__Directions__: Find each line containing the word "this" and report how many there are. Add nothing else.

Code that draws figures
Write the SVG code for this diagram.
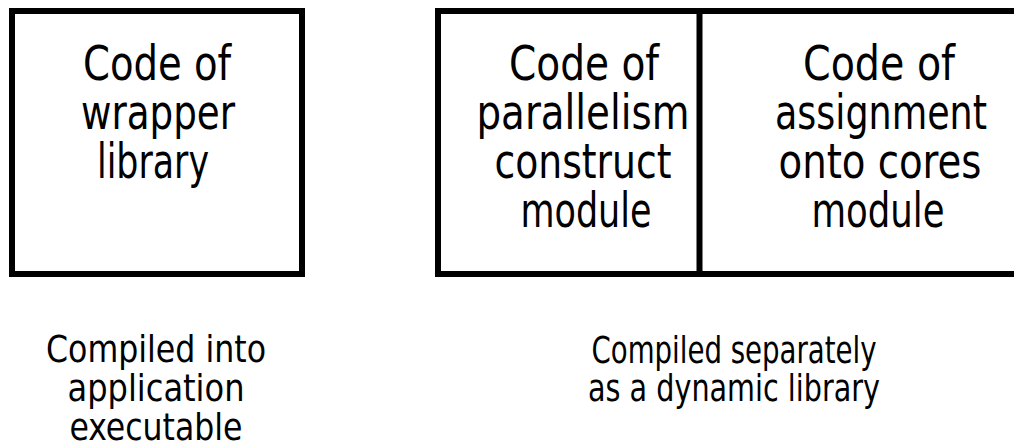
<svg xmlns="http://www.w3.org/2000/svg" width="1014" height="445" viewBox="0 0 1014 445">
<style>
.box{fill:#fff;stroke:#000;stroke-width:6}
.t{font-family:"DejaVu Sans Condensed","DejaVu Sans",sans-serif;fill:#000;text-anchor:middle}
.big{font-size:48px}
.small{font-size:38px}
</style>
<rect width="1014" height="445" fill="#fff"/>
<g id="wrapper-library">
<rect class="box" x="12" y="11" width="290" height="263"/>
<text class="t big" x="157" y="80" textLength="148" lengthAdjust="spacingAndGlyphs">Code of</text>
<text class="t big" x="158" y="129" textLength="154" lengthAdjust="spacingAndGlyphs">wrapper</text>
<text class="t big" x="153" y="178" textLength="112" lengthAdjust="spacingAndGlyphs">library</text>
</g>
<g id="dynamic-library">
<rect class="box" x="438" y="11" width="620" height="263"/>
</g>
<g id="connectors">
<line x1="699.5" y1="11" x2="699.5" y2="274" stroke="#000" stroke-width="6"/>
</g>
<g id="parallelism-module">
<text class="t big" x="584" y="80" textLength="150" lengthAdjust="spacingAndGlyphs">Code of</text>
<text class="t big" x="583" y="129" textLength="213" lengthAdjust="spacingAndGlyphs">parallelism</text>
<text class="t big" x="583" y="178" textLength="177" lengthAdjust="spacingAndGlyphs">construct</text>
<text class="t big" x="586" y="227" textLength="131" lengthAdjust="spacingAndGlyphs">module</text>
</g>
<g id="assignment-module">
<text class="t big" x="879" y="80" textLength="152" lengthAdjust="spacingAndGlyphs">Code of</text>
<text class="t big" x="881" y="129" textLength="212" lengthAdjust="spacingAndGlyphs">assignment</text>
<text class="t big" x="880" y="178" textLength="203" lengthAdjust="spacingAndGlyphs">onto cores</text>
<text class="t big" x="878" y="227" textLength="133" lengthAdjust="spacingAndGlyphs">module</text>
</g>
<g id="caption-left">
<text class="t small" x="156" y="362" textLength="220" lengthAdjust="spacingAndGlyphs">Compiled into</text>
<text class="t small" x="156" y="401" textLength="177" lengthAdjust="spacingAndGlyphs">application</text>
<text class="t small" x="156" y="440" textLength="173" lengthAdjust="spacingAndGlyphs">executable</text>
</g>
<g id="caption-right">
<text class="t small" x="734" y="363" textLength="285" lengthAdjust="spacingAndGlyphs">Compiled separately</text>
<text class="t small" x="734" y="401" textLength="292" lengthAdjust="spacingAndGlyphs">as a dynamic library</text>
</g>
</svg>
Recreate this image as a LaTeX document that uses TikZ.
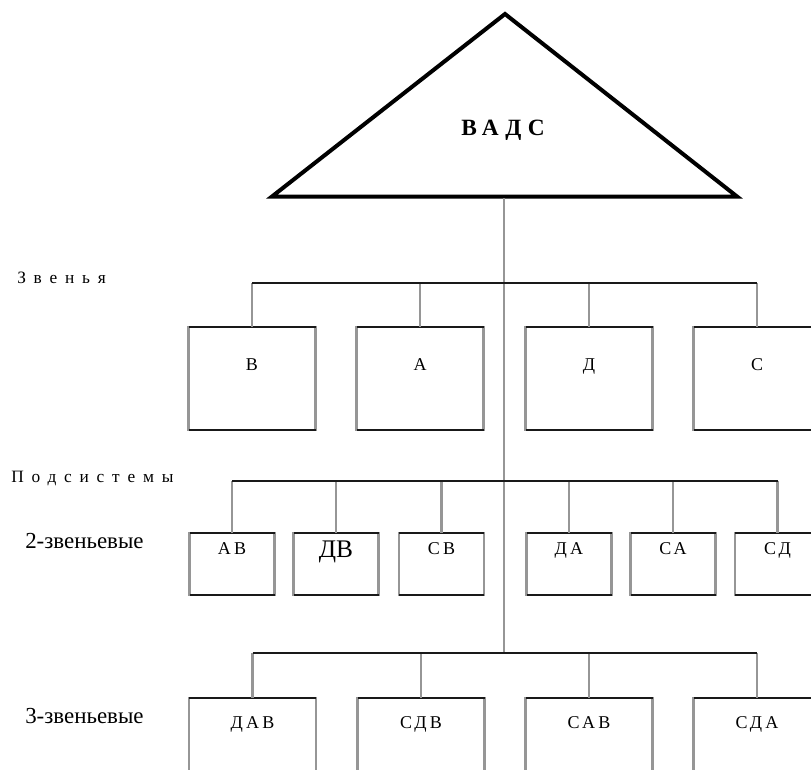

__Answer below__: 2